Jews and the Cinematic Wild West

by Jonathan L. Friedmann

Pub Date: June 3rd, 2025
ISBN: 9780299352103
Publisher: Univ. of Wisconsin

Shalom, partner.

Westerns are a staple of the Hollywood tradition. They represent ideals of American individuality, communal governance, and a reverence for the land. They also raise questions about the treatment of Native Americans, the inherent racism and inequality of American institutions, and the pervasive violence that governs our relationships. Jewish men and women were, from the outset, at the heart of Hollywood. Jewish producers, writers, and actors shaped our sense of heritage and landscape. This imaginative and often witty book illustrates the centrality of Jews and Jewish themes in the Western. Friedmann, the director of the Jewish Museum of the American West, explores a range of “recurring Jewish tropes and motifs” in film and television Westerns: masculine identity, personality types, occupational niches, survival strategies, intermarriage, racism, and marginalization. His book presents a series of close readings of the Western canon—Cimmaron, Shane, The Searchers, High Noon, Deadwood—to see how Jewish figures (explicit and implicit) serve as foils for American male identity. Best is the treatment of the Jewish merchant, from Levy in Cimmaron to Sol Star in Deadwood.

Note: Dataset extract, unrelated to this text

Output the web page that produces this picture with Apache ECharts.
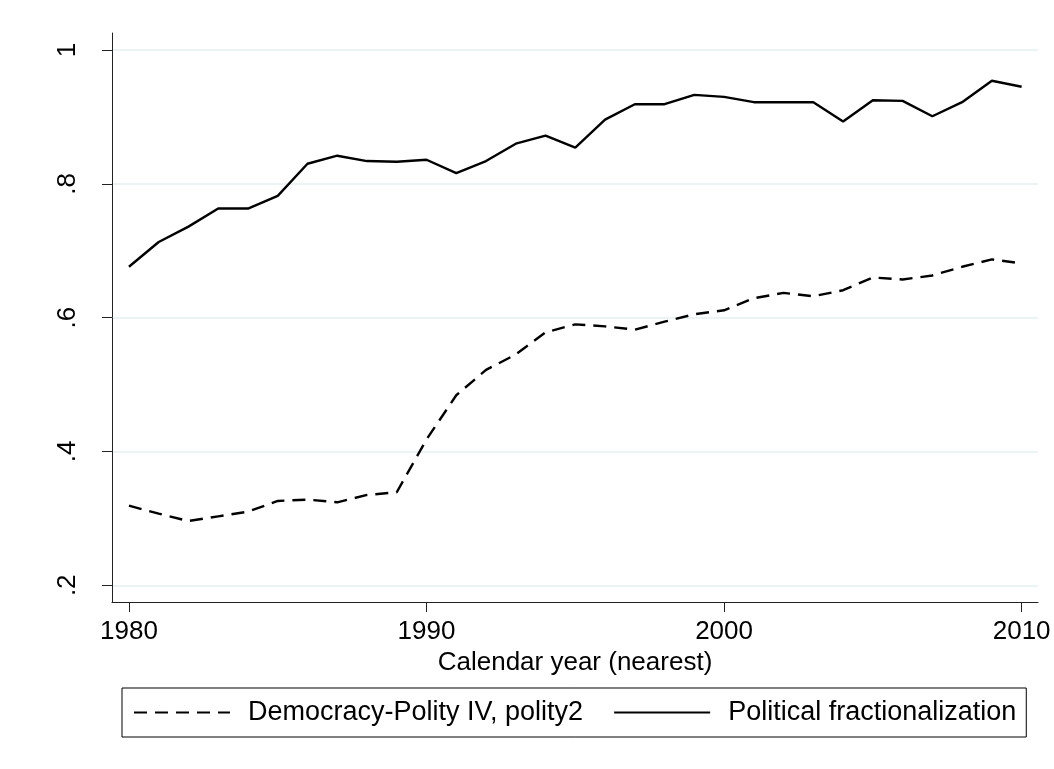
<!DOCTYPE html>
<html>
<head>
<meta charset="utf-8">
<script src="https://cdn.jsdelivr.net/npm/echarts@6/dist/echarts.min.js"></script>
<style>
  html, body { margin: 0; padding: 0; background: #fff; }
  #chart { width: 1054px; height: 769px; }
</style>
</head>
<body>
<div id="chart"></div>
<script>
// years on the x axis
const years = [1980, 1981, 1982, 1983, 1984, 1985, 1986, 1987, 1988, 1989,
  1990, 1991, 1992, 1993, 1994, 1995, 1996, 1997, 1998, 1999,
  2000, 2001, 2002, 2003, 2004, 2005, 2006, 2007, 2008, 2009, 2010];

// Democracy-Polity IV, polity2 (dashed)
const democracy = [0.319, 0.307, 0.296, 0.303, 0.310, 0.326, 0.328, 0.324, 0.335, 0.339,
  0.418, 0.484, 0.522, 0.545, 0.578, 0.590, 0.587, 0.582, 0.594, 0.605,
  0.611, 0.629, 0.637, 0.632, 0.641, 0.660, 0.657, 0.663, 0.676, 0.687, 0.681];

// Political fractionalization (solid)
const fraction = [0.676, 0.713, 0.736, 0.763, 0.763, 0.782, 0.830, 0.842, 0.834, 0.833,
  0.836, 0.816, 0.834, 0.860, 0.872, 0.854, 0.896, 0.919, 0.919, 0.933,
  0.930, 0.922, 0.922, 0.922, 0.893, 0.925, 0.924, 0.901, 0.922, 0.954, 0.945];

const xTicks = [1980, 1990, 2000, 2010];
const yTicks = [0.2, 0.4, 0.6, 0.8, 1];

const font = '"Liberation Sans", Arial, sans-serif';
const chart = echarts.init(document.getElementById('chart'));

const pairs = arr => years.map((y, i) => [y, arr[i]]);

chart.setOption({
  animation: false,
  backgroundColor: '#fff',
  grid: { left: 112, right: 16, top: 33, bottom: 167, containLabel: false },
  xAxis: {
    type: 'value',
    min: 1979.43,
    max: 2010.55,
    name: 'Calendar year (nearest)',
    nameLocation: 'middle',
    nameGap: 44,
    nameTextStyle: { fontFamily: font, fontSize: 26, color: '#000' },
    axisLine: { lineStyle: { color: '#222', width: 1 } },
    axisTick: { customValues: xTicks, length: 10, lineStyle: { color: '#222' } },
    axisLabel: {
      customValues: xTicks, margin: 17,
      fontFamily: font, fontSize: 26, color: '#000',
      formatter: v => String(v)
    },
    splitLine: { show: false }
  },
  yAxis: {
    type: 'value',
    min: 0.175,
    max: 1.0254,
    axisLine: { show: true, lineStyle: { color: '#222', width: 1 } },
    axisTick: { show: true, customValues: yTicks, length: 10, lineStyle: { color: '#222' } },
    axisLabel: {
      customValues: yTicks, rotate: 90, margin: 31,
      fontFamily: font, fontSize: 26, color: '#000',
      formatter: v => (v >= 1 ? '1' : String(Math.round(v * 10) / 10).replace(/^0/, ''))
    },
    splitLine: { show: true, lineStyle: { color: '#e6eff2', width: 1.5 } }
  },
  legend: {
    left: 122,
    top: 688,
    padding: [11, 10, 11, 11],
    borderColor: '#000',
    borderWidth: 1,
    itemWidth: 96,
    itemHeight: 27,
    itemGap: 30,
    itemStyle: { opacity: 0 },
    textStyle: { fontFamily: font, fontSize: 27, color: '#000', padding: [0, 0, 0, 13] },
    data: ['Democracy-Polity IV, polity2', 'Political fractionalization']
  },
  series: [
    {
      name: 'Democracy-Polity IV, polity2',
      type: 'line',
      data: pairs(democracy),
      symbol: 'none',
      lineStyle: { color: '#000', width: 2.4, type: [13, 8] },
      itemStyle: { color: '#000' }
    },
    {
      name: 'Political fractionalization',
      type: 'line',
      data: pairs(fraction),
      symbol: 'none',
      lineStyle: { color: '#000', width: 2.4, type: 'solid' },
      itemStyle: { color: '#000' }
    }
  ]
});
</script>
</body>
</html>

Most provocative is its celebration of Mel Brooks as the anarchic critic of American ideals in Blazing Saddles. The book also examines how Jewish émigré composers created the Hollywood film sound and how the arching, aching strains of Max Steiner, Aaron Copland, and Dimitri Tiomkin gave voice to a longing to fit in. For Steven Spielberg, the Western shaped the heroic and artistic ambitions of the outsider, as in the animated adventure An American Tail (with its mouse, Fievel Mousekewitz). In the end, the Western offers tales of “personal tragedies papered over by the American dream mythology”—a statement that says much about the lives of all of us, regardless of religion or descent.

A well-researched, engagingly written history of American popular culture, told from an unexpectedly revealing angle.